CBS and the Keller Fay Group next Tuesday will unveil new research that demonstrates how television remains the dominant driver of meatspace word-of-mouth conversations, those offline exchanges between friends and relatives that focus on consumer brands and products.
In a late-afternoon Advertising Week  presentation, CBS chief research officer David Poltrack will take the wraps off a new media planning tool that blends Nielsen TV ratings, Keller Fay’s WOM metrics and his own proprietary segmentation analysis.
Poltrack has 30 minutes of material planned for his presentation, which is set to begin at 4:45 p.m. at the NASDAQ MarketSite in Times Square. For those who cannot sit in on the event, here’s a sneak preview of Poltrack’s presentation:
Television is far and away the leading information source cited in WOM exchanges, as it is specifically referred to in 20 percent of all offline brand conversations. Commercials account for 11.4 percent of TV citations, while programming is a factor in 7.6 percent. By way of comparison, the No. 3 most-cited medium is the brand website (5.2 percent).
Among media trendsetters, which is one of a half-dozen consumer segments CBS has identified—others include streamers, TV moderates and TV companions, a somewhat marginalized group that keeps the TV on all day in order to foster the illusion of company—27 percent mention TV advertising when discussing brands, conversations they have 97.3 times per week, on average.
Poltrack  characterizes the media trendsetter as an “urban, multicultural social diffuser,” someone who is a “first adopter of entertainment-based products and technology.”
In other words, they’re a garrulous bunch, and when they talk, their peers listen.
By integrating Nielsen ratings with the WOM data, CBS can isolate the programs that are consumed by media trendsetters, thereby identifying the TV environments that are best suited for brands looking to cash in on WOM exchanges.
The media planning tool is designed to help marketers take better advantage of TV’s disproportionately powerful influence over WOM conversations.
“We now can measure the volume of conversations about, say, new cars or movies and then tie them into specific TV programs,” Poltrack said. “These increasingly sophisticated analytics help us give our clients so much more insight and direction in terms of their advertising campaigns.”
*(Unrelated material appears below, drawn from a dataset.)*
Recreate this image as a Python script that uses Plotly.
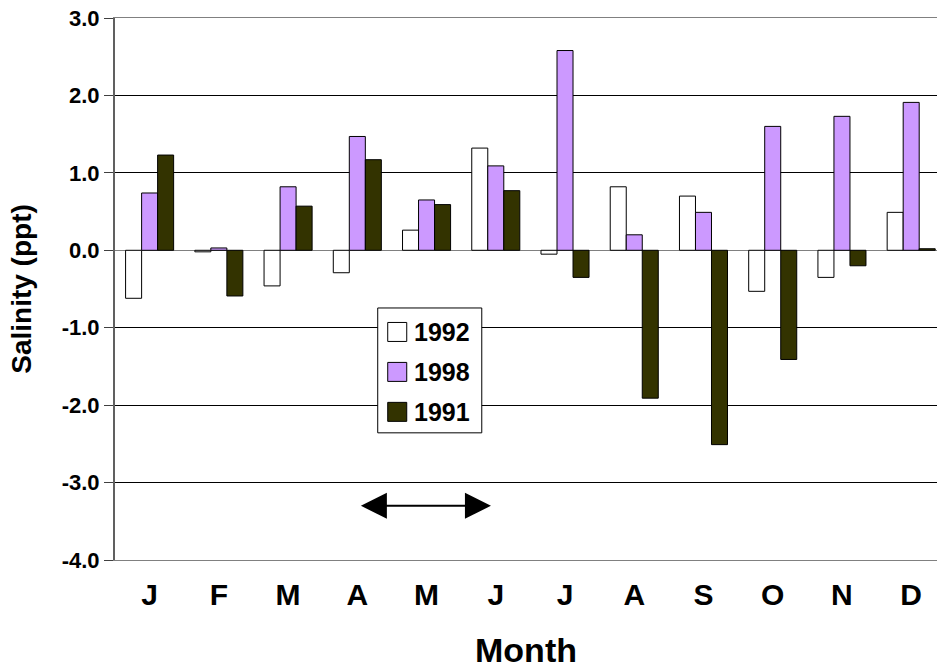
import plotly.graph_objects as go

# Monthly salinity anomaly (ppt) for three years
months = ["J", "F", "M", "A", "M", "J", "J", "A", "S", "O", "N", "D"]
years = ["1992", "1998", "1991"]
sal_1992 = [-0.62, -0.02, -0.46, -0.29, 0.26, 1.32, -0.05, 0.82, 0.70, -0.53, -0.35, 0.49]
sal_1998 = [0.74, 0.03, 0.82, 1.47, 0.65, 1.09, 2.58, 0.20, 0.49, 1.60, 1.73, 1.91]
sal_1991 = [1.23, -0.59, 0.57, 1.17, 0.59, 0.77, -0.35, -1.91, -2.51, -1.41, -0.20, 0.02]
colors = ["#FFFFFF", "#CC99FF", "#333300"]

# Period marked by the double-headed arrow (category index range)
arrow_start, arrow_end, arrow_level = 3.03, 4.93, -3.30

FONT = "Liberation Sans, Arial, sans-serif"
W, H = 937, 669
M_L, M_R, M_T, M_B = 115.4, 0, 17.7, 108.7
plot_w = W - M_L - M_R
plot_h = H - M_T - M_B

x_idx = list(range(len(months)))

fig = go.Figure()
for name, vals, col in zip(years, [sal_1992, sal_1998, sal_1991], colors):
    fig.add_trace(go.Bar(
        x=x_idx, y=vals, name=name,
        marker=dict(color=col, line=dict(color="black", width=1)),
        showlegend=False,
    ))


def px_x(px):
    return (px - M_L) / plot_w


def px_y(py):
    return (H - M_B - py) / plot_h


shapes = []
annotations = []

# Legend box with swatches and labels
shapes.append(dict(type="rect", xref="paper", yref="paper",
                   x0=px_x(378), x1=px_x(482), y0=px_y(433), y1=px_y(308),
                   line=dict(color="black", width=1), fillcolor="white", layer="above"))
for i, (name, col) in enumerate(zip(years, colors)):
    cy = 332 + 40 * i
    shapes.append(dict(type="rect", xref="paper", yref="paper",
                       x0=px_x(388), x1=px_x(407), y0=px_y(cy + 9.5), y1=px_y(cy - 9.5),
                       line=dict(color="black", width=1), fillcolor=col, layer="above"))
    annotations.append(dict(xref="paper", yref="paper", x=px_x(412), y=px_y(cy),
                            xanchor="left", yanchor="middle", text=name, showarrow=False,
                            font=dict(family=FONT, size=25, color="black", weight="bold")))

# Double-headed arrow
annotations.append(dict(
    xref="x", yref="y", axref="x", ayref="y",
    x=arrow_end, y=arrow_level, ax=arrow_start, ay=arrow_level,
    text="", showarrow=True, arrowside="end+start",
    arrowhead=2, startarrowhead=2, arrowsize=2.6, startarrowsize=2.6,
    arrowwidth=2, arrowcolor="black",
))

fig.update_layout(
    width=W, height=H,
    margin=dict(l=M_L, r=M_R, t=M_T, b=M_B, pad=0),
    paper_bgcolor="white", plot_bgcolor="white",
    barmode="group", bargap=0.306, bargroupgap=0,
    shapes=shapes, annotations=annotations,
    font=dict(family=FONT, color="black"),
)

fig.update_xaxes(
    range=[-0.5, -0.5 + plot_w / 69.2],
    tickmode="array", tickvals=x_idx, ticktext=months,
    tickfont=dict(family=FONT, size=30, color="black", weight="bold"),
    ticks="outside", ticklen=8, tickcolor="rgba(0,0,0,0)",
    showgrid=False, zeroline=False,
    showline=True, mirror=True, linecolor="#808080", linewidth=1,
    title=dict(text="Month", standoff=32,
               font=dict(family=FONT, size=34, color="black", weight="bold")),
)

fig.update_yaxes(
    range=[-4, 3], tickmode="array",
    tickvals=[3, 2, 1, 0, -1, -2, -3, -4],
    ticktext=["3.0", "2.0", "1.0", "0.0", "-1.0", "-2.0", "-3.0", "-4.0"],
    tickfont=dict(family=FONT, size=22, color="black", weight="bold"),
    ticks="outside", ticklen=9, tickcolor="#404040", tickwidth=1,
    showgrid=True, gridcolor="black", gridwidth=1,
    zeroline=True, zerolinecolor="#808080", zerolinewidth=1,
    showline=True, linecolor="#606060", linewidth=2,
    title=dict(text="Salinity (ppt)", standoff=22,
               font=dict(family=FONT, size=28, color="black", weight="bold")),
)

fig.write_html("out.html")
To illustrate the interrelationships between the sought-after consumer segment, WOM conversations and TV viewing, Poltrack zeroed in on the Monday night prime-time lineup. When the three data sets are laid on top of one another, it becomes apparent that the people who are having the most active conversations about automotive brands are also over-indexing on CBS’s comedy lineup (Two and a Half Men  and Mike & Molly put up particularly high marks) and NBC’s The Voice. On the flip side, ABC’s Dancing with the Stars came up short on all three fronts.
Looking at the broadcast week as a whole, Fox’s American Idol draws the largest cadre of brand-obsessed viewers; per the blended data, Idol fans engage in 842 million brand conversations per week. ABC’s Modern Family trails Idol with an average of 768 million weekly brand exchanges, while Two and a Half Men takes third with 694 million.
Naturally, those results are a function of each show’s relatively huge Nielsen ratings. Per live-plus-seven-day ratings data, Idol was last season’s No. 1 non-NFL program among the 18-to-49 demo (5.8), while Modern Family was tops among scripted series (5.5).
In spite of the hyper-caffeinated chatter of Twitter and other social media platforms, Poltrack notes that offline WOM remains the most common form of brand conversation. “Despite the fact that we’re all glued to our smart phones, Twitter activity and other digital platforms account for just 8 percent of our daily brand conversations,” Poltrack said. “People are still talking to each other, and Keller Fay has found an effective way to measure that other 92 percent."
“The numbers of conversations generated by the audiences of TV shows is truly staggering, but these statistics are not generally familiar to most media planners because the data have not been available before,” said Keller Fay CEO Ed Keller. “The integration of these measurement systems will allow planners for the first time to optimize their media planning with word of mouth as a strategic objective.”